• EXERCISE INSTRUCTIONS
Go through the material and pull out every line with the string "this" in it.

• DATASET RECORDS
====

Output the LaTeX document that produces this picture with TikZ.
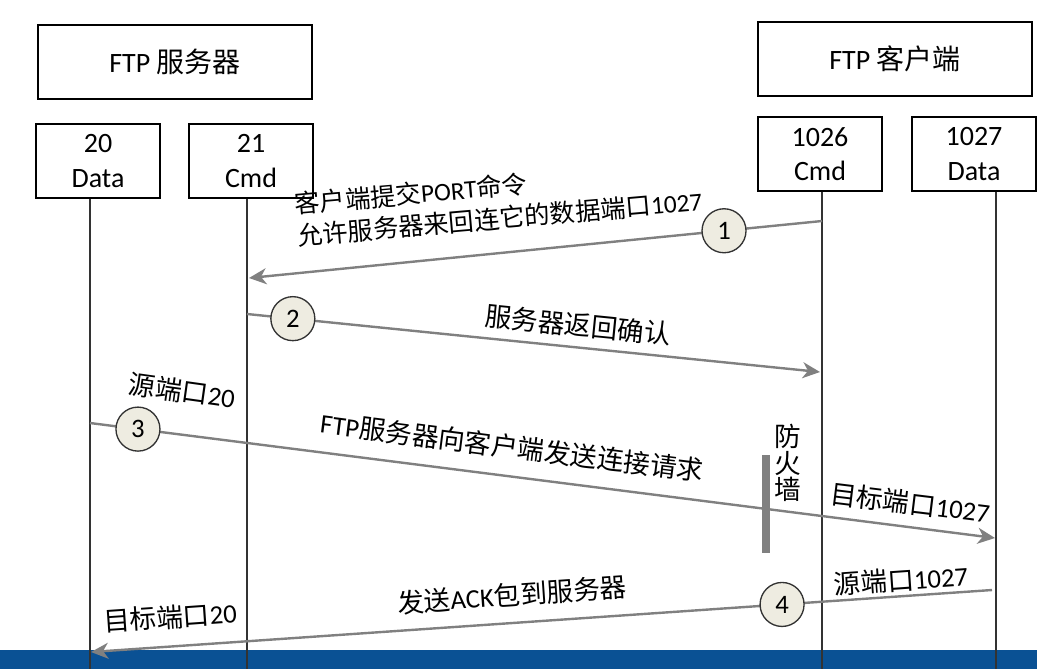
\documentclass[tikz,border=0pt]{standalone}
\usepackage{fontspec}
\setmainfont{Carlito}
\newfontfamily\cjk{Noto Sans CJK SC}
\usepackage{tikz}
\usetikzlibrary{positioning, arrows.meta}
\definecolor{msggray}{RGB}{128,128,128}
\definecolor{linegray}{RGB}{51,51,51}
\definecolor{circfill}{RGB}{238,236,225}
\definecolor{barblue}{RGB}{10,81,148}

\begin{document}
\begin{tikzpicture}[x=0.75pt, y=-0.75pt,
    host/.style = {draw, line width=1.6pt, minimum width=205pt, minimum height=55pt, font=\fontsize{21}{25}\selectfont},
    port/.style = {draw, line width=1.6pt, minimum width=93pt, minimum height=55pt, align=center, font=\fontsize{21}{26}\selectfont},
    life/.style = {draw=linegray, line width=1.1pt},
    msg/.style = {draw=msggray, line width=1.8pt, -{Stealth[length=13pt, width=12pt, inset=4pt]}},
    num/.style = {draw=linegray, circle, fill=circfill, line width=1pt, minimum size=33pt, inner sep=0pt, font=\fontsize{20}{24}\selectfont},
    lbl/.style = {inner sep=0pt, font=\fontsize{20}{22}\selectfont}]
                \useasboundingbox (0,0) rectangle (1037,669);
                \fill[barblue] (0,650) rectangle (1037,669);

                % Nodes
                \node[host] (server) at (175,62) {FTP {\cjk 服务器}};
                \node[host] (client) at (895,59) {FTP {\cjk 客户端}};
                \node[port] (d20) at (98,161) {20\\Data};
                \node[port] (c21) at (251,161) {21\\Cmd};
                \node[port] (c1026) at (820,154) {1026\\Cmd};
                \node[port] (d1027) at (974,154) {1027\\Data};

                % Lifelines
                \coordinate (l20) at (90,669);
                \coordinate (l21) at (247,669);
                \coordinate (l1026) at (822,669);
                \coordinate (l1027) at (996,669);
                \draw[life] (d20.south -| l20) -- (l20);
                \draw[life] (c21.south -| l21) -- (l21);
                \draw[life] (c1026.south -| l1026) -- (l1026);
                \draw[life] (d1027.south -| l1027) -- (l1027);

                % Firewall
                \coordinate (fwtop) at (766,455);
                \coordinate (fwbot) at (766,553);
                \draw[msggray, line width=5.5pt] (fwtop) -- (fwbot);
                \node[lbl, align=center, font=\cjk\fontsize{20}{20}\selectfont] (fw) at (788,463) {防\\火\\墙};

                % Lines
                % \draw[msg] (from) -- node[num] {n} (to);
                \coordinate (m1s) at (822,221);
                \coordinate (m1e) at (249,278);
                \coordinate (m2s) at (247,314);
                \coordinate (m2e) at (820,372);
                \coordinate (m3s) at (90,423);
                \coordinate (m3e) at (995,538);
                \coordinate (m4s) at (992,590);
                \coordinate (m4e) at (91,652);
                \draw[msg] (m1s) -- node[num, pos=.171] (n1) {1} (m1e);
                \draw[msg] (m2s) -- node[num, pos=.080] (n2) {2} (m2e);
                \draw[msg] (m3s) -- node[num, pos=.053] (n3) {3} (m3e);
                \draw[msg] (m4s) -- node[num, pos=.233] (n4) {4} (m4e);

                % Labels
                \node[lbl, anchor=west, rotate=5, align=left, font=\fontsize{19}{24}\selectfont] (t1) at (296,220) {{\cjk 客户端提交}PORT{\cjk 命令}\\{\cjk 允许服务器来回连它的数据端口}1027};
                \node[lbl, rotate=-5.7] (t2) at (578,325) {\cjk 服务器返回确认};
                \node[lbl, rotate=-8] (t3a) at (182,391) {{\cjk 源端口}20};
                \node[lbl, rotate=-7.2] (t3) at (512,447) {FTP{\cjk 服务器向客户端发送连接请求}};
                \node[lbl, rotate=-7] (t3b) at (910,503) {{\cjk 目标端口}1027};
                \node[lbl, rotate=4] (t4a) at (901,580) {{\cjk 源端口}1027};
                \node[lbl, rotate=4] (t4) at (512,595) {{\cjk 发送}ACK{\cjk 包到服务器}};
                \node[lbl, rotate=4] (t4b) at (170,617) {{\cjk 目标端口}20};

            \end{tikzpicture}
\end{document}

====

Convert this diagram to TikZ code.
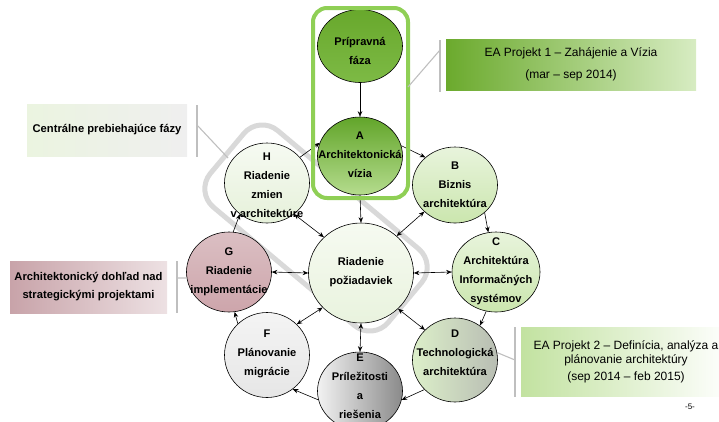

====

• ANSWER FOR THE TASK
Output the LaTeX document that produces this picture with TikZ.
Convert this diagram to TikZ code.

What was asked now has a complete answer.